Ann J. Cahill, a prolific scholar who has influenced the field of feminist philosophy and an accomplished professor who has guided hundreds of Elon students for more than a decade, has been named the 2011 Distinguished University Scholar.
Cahill is the 12th recipient of the award, which recognizes a faculty member whose research has earned peer commendation and respect, and who has made significant contributions to his or her field of study.
“Dr. Cahill is among the most celebrated contemporary thinkers in the area of postmodern feminist philosophy,” says a colleague in the Department of Philosophy. “There is no higher purpose in philosophy than fighting for the empowerment of historically repressed groups and Dr. Cahill is one of its most courageous practitioners.”
Since joining Elon’s faculty in 1998, she has written book chapters and numerous articles that have appeared in premier journals in the field of feminist philosophy, as well as two books on topics central to feminist thinking that had not been extensively explored. She has also co-edited two anthologies, presented at dozens of national and international conferences and received several fellowships and research grants, including five summer fellowships awarded by the Faculty Research and Development Committee at Elon.

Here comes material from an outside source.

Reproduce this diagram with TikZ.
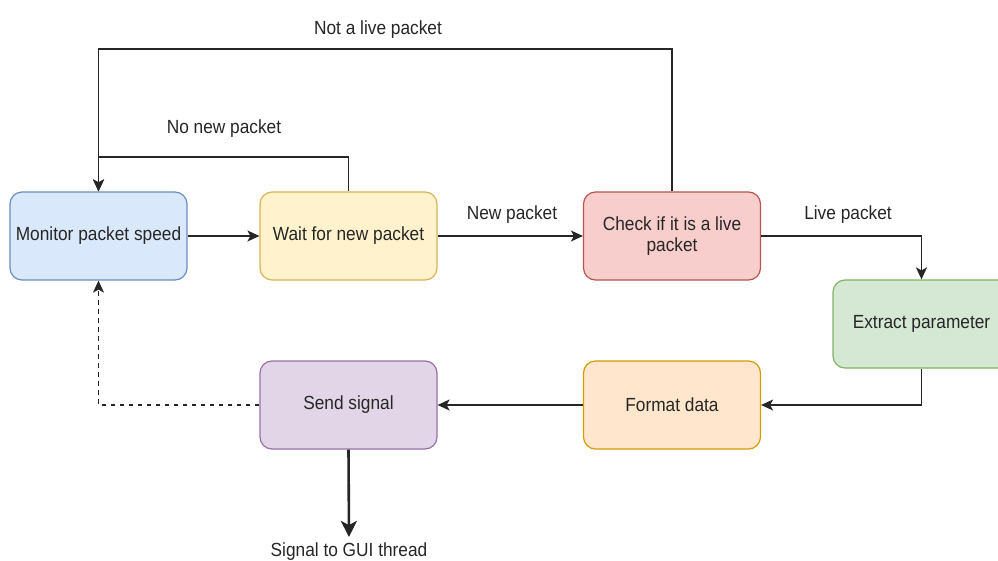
\documentclass[tikz,border=0pt]{standalone}
\usepackage{fontspec}
\setmainfont{Liberation Sans}[FakeStretch=0.91]
\usetikzlibrary{arrows.meta}

\definecolor{blueF}{HTML}{DAE8FC}\definecolor{blueS}{HTML}{6C8EBF}
\definecolor{yelF}{HTML}{FFF2CC}\definecolor{yelS}{HTML}{D6B656}
\definecolor{redF}{HTML}{F8CECC}\definecolor{redS}{HTML}{B85450}
\definecolor{grnF}{HTML}{D5E8D4}\definecolor{grnS}{HTML}{82B366}
\definecolor{orgF}{HTML}{FFE6CC}\definecolor{orgS}{HTML}{D79B00}
\definecolor{purF}{HTML}{E1D5E7}\definecolor{purS}{HTML}{9673A6}
\definecolor{ink}{HTML}{262626}

\tikzset{
  proc/.style={draw=#1S, fill=#1F, line width=1.2pt, rounded corners=12pt,
    minimum width=177pt, minimum height=88pt, inner sep=2pt,
    align=center, text=ink, font=\fontsize{19}{20.5}\selectfont},
  lbl/.style={text=ink, font=\fontsize{19}{20.5}\selectfont, inner sep=0pt},
  flow/.style={draw=ink, line width=1.4pt,
    -{Stealth[length=12pt,width=11pt,inset=3pt]}},
  outflow/.style={draw=ink, line width=2.6pt,
    -{Stealth[length=16pt,width=16pt,inset=4pt]}},
  backflow/.style={flow, dash pattern=on 4.5pt off 4.5pt}
}

\begin{document}
\begin{tikzpicture}[x=1pt,y=-1pt]
\clip (0,0) rectangle (998,560);
\fill[white] (0,0) rectangle (998,560);

% process boxes
\node[proc=blue] (mon)   at (98.5,236)  {Monitor packet speed};
\node[proc=yel]  (wait)  at (348.5,236) {Wait for new packet};
\node[proc=red]  (check) at (672,236)   {Check if it is a live\\packet};
\node[proc=grn]  (ext)   at (921.5,324) {Extract parameter};
\node[proc=org]  (fmt)   at (672,405)   {Format data};
\node[proc=pur]  (send)  at (348.5,405) {Send signal};

% edge labels
\node[lbl] (lnew)  at (512,215) {New packet};
\node[lbl] (lno)   at (224,129) {No new packet};
\node[lbl] (lnot)  at (378,30)  {Not a live packet};
\node[lbl] (llive) at (848,215) {Live packet};
\node[lbl] (lgui)  at (349,552) {Signal to GUI thread};

% connectors
\coordinate (guiend) at (349,537);
\draw[flow] (mon.east) -- (wait.west);
\draw[flow] (wait.east) -- (check.west);
\draw[flow] (wait.north) -- (348.5,157) -- (98.5,157) -- (mon.north);
\draw[flow] (check.north) -- (672,49) -- (98.5,49) -- (mon.north);
\draw[flow] (check.east) -- (ext.north |- check.east) -- (ext.north);
\draw[flow] (ext.south) -- (ext.south |- fmt.east) -- (fmt.east);
\draw[flow] (fmt.west) -- (send.east);
\draw[backflow] (send.west) -- (mon.south |- send.west) -- (mon.south);
\draw[outflow] (send.south) -- (guiend);
\end{tikzpicture}
\end{document}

Cahill’s work, which one colleague describes as “clear, thought provoking, original and compelling,” has become central to postmodern feminist philosophy and is frequently cited in that field’s literature and used as an instructional tool on college campuses across the country.
Her first book, Rethinking Rape (2001), drew from her dissertation at the State University of New York at Stony Brook, where she earned her doctorate in 1998. In it, Cahill sought to redefine the phenomenon of sexual violence by placing embodiment at its center: the mind does not have a body but rather is the body, therefore rape is a crime against the very self and not just a crime of property as it’s typically construed.
Her most recent book, Overcoming Objectification: A Carnal Ethics, published in December 2010, is a critique of the feminist notion of objectification. It explores an emerging theoretical approach to feminist thinking in which women aren’t considered objects but rather restrained from reaching their full potential by conforming themselves to how men define sexuality.
“The book is extremely well argued, researched and documented, and it promises to be an important addition to contemporary discourse in feminist philosophy in particular, and the nature of the person, in general,” says a colleague.
Her contributions to Elon include chairing the Department of Philosophy since 2008 and the Sexual Assault and Gender Issues Council since 2006. She was named a Center for the Advancement of Teaching and Learning Scholar for 2010-2012 for her project, “Argumentation Step-by-Step,” which further develops an innovative, learning-centered approach to teaching argumentation and transforms it into a web-based curriculum that can be shared with instructors at other institutions. This year she was also honored with the Elon College Excellence in Scholarship Award.
“Part of our appreciation for the accomplishments of colleagues like Cahill is an appreciation for how much else they do as part of their professional lives at Elon and beyond,” says a fellow Elon philosophy professor. “(Her) scholarship has moved her into the ranks of those whose sustained contributions to the profession merit recognition as truly ‘distinguished.’”
For Cahill, being an active scholar has not only served as a form of activism and been central to herself as a philosopher, but also given her the ability to share her enthusiasm for ongoing scholarly conversations with her students.
“In a word, my scholarship gives my teaching energy,” she says.